Every once in a while I come across stories that make me feel rather ambivalent, and it is those sorts of stories that allow me to work my way through difficult mental dilemmas. Such an occasion happened today, as numerous friends of mine on Facebook shared a story about a ten year old girl who apparently committed suicide as a result of prolonged bullying. I feel rather mixed emotions about this. On the one hand I know very well just how cruel children can be and abhor it. For just about my entire childhood, until the age of about 18, I had to struggle against bullying from neighbors, classmates, people at my church. The experience brought out my grim determination not to surrender to despair as well as a lot of less healthy sensitivities. On the other hand, I wonder why we aren’t raising young people who are strong enough to overcome adversity, something that gives me a great deal of pause.
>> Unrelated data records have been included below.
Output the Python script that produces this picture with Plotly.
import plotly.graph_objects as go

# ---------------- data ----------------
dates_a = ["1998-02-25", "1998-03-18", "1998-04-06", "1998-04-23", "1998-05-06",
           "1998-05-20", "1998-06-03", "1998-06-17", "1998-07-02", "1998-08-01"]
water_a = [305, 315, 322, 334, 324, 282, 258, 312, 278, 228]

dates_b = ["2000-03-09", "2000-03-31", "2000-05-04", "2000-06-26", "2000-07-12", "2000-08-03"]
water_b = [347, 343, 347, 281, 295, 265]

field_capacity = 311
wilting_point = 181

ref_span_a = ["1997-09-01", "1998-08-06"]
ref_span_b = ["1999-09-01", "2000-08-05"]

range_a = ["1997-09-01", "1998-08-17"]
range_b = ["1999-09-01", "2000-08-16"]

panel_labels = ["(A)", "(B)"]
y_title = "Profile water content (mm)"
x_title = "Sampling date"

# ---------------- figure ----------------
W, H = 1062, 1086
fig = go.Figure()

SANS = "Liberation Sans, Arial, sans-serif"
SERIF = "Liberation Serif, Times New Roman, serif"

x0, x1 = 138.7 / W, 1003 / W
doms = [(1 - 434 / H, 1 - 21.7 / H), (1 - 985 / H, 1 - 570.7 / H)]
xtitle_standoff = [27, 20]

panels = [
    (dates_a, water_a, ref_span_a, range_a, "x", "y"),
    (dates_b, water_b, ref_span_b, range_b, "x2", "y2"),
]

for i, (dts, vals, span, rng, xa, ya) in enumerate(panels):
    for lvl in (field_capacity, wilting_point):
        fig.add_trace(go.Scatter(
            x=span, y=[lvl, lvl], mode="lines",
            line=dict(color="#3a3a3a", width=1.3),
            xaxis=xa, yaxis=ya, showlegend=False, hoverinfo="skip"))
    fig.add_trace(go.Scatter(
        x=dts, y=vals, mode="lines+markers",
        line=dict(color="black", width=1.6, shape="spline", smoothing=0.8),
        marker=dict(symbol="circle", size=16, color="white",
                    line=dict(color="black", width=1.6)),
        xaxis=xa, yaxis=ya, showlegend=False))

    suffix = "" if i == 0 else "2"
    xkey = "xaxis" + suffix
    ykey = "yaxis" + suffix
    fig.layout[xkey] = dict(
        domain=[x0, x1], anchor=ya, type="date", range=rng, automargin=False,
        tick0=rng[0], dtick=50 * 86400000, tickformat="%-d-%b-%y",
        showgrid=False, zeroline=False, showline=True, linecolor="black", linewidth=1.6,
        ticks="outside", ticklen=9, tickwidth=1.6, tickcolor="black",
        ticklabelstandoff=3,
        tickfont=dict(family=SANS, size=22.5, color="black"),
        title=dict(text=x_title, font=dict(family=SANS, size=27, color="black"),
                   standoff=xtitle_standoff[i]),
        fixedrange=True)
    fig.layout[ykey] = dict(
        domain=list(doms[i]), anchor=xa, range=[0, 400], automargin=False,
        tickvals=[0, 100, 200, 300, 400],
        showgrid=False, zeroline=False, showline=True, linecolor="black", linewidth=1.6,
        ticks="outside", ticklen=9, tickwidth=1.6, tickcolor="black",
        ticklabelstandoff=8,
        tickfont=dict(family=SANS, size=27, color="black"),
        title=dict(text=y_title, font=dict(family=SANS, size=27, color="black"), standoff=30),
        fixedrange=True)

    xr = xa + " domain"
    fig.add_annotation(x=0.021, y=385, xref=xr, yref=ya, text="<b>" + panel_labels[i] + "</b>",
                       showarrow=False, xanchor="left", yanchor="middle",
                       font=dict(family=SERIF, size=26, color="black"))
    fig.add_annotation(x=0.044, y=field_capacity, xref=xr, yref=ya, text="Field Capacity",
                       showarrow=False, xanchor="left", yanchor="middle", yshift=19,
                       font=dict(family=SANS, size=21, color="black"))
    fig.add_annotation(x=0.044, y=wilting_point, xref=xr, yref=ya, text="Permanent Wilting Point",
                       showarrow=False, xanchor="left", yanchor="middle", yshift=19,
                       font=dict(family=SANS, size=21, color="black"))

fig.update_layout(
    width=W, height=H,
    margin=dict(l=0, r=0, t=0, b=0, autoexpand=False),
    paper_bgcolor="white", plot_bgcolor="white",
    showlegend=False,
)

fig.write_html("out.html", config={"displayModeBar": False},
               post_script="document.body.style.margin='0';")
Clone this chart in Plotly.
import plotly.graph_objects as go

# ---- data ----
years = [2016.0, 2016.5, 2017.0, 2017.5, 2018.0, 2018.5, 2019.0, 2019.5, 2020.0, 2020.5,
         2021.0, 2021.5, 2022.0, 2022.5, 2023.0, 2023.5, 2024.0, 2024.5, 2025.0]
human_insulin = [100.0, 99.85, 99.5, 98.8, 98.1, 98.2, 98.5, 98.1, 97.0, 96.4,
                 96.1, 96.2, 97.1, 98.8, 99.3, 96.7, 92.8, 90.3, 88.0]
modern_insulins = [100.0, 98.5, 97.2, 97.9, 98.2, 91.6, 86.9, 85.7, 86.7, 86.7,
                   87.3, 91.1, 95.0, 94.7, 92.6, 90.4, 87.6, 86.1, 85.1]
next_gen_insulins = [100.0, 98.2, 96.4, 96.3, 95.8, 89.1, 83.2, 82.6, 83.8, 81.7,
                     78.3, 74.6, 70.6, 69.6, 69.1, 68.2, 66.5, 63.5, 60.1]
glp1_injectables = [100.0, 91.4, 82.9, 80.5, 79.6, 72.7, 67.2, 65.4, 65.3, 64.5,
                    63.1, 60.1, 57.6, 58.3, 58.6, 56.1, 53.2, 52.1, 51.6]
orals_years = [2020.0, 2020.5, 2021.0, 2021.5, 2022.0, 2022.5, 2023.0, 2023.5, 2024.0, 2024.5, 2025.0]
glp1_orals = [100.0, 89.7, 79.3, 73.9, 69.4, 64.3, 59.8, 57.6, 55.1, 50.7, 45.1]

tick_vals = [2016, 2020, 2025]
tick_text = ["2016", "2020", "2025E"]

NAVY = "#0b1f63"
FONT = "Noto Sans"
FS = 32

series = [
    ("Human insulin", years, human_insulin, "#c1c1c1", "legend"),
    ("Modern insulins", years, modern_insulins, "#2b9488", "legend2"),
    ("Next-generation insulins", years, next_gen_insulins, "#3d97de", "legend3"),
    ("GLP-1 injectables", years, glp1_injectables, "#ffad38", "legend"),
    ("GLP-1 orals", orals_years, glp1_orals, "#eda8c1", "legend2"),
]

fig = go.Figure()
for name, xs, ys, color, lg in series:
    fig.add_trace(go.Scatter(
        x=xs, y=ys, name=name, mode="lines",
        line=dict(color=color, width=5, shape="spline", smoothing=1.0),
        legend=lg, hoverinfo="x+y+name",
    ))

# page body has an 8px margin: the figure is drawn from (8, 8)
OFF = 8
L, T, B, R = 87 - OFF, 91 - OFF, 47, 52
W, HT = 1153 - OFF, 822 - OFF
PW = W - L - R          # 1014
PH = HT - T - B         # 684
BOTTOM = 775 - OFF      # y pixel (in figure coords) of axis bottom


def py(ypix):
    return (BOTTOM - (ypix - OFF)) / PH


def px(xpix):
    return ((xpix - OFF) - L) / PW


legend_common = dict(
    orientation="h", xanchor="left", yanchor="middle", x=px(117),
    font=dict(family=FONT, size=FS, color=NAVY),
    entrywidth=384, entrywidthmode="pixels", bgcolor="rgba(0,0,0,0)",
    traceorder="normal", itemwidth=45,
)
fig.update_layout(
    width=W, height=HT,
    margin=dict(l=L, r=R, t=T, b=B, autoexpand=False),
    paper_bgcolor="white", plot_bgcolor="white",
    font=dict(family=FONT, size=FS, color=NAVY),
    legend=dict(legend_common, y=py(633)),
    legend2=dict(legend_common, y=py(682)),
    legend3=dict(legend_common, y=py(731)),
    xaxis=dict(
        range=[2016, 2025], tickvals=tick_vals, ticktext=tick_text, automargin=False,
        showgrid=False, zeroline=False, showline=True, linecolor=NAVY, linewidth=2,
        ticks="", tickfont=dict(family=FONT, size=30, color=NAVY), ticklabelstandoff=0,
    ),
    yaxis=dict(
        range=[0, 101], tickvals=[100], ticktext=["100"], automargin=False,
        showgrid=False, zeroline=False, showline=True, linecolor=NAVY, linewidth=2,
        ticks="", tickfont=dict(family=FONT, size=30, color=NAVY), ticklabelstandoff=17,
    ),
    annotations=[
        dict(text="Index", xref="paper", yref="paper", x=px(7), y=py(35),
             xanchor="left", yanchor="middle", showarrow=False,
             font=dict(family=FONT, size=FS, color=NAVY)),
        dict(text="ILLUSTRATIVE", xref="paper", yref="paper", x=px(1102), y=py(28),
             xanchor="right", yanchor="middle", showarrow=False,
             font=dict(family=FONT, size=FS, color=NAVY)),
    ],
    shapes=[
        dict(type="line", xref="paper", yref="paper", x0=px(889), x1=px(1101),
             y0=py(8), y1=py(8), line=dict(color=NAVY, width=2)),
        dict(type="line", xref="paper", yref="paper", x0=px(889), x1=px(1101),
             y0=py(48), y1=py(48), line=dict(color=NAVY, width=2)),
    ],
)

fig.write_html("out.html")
I can’t say that my own endurance of years of bullying and abuse from my peers and occasionally from authority figures has been entirely pleasant. I’m a combative person–I suspect I would have always been a little prickly, but the experiences I have endured have greatly lowered my tolerance for others, to the point where my sarcasm and feistiness are often instantaneous and automatic, making it difficult for me to prevent escalating minor quarrels into massive warfare. When one is used to constant battling, it’s hard to see any sort of hostile action on the part of others as anything less than a full assault, and that means it’s off to war again, whether it is with family, friends, brethren, or anyone really who happens to hit a sensitive spot. I endured my hellish childhood by learning how to fight grim and brutal battles with an eye for the long term, and my curse is that I have never been able to lay the weapons down. There are enemies and false friends everywhere.
I say this because I recognize that not everyone may want to respond the way I have to the same circumstances. Reading the news can be rather terrifying sometimes, though. One reads of school shootings and murder-suicides from people who have endured what I have (or even much less, in some case), and I grimly muse that there but for the grace of God go I. For whatever reason, and I’m not entirely sure why, He saw fit to deliver me from either suicide or murder, while toughening me up for conflict through seemingly constant battles. So long as we live in a fallen world full of sin, we must be strong enough to do battle with it. It is not enough merely to be good, we must also recognize that we have been called to arms in a desperate spiritual warfare deep behind enemy lines.
And while I grieve and mourn for those who are victims, I wish we would not so easily fall for victim narratives. Bullies are often abused and oppressed themselves, and simply act out what they experience from others. If we want to stop bullying in schools, we are going to have to look at homes, and deal with spousal abuse and child abuse there. We have to deal with problems like alcoholism and drug abuse in our communities and families. We find that most of us (myself included) are not merely victims, but are both sinned against and sinning, usually working with incomplete and faulty information, a little too quick to fight and quarrel, and a little too proud to accept well-meaning and accurate assessments of our actions and character. We all have room to improve. None of us are entirely innocent.
And I feel likewise torn between a desire to comfort and encourage those who are unfairly targeted and also to provide some much-needed and very unpleasant reminders that the way things look like they are going we are going to have to be a lot tougher. I feel as if there is blood in the water, and as if there will soon be blood in the streets, and I see no way the day of reckoning can be stopped for long, and so I wonder why people are despairing over comparatively minor matters. If they think this is bad, they haven’t seen anything less. We’re just getting started–you’re going to have to be a lot stronger to face what is coming next. And so will I.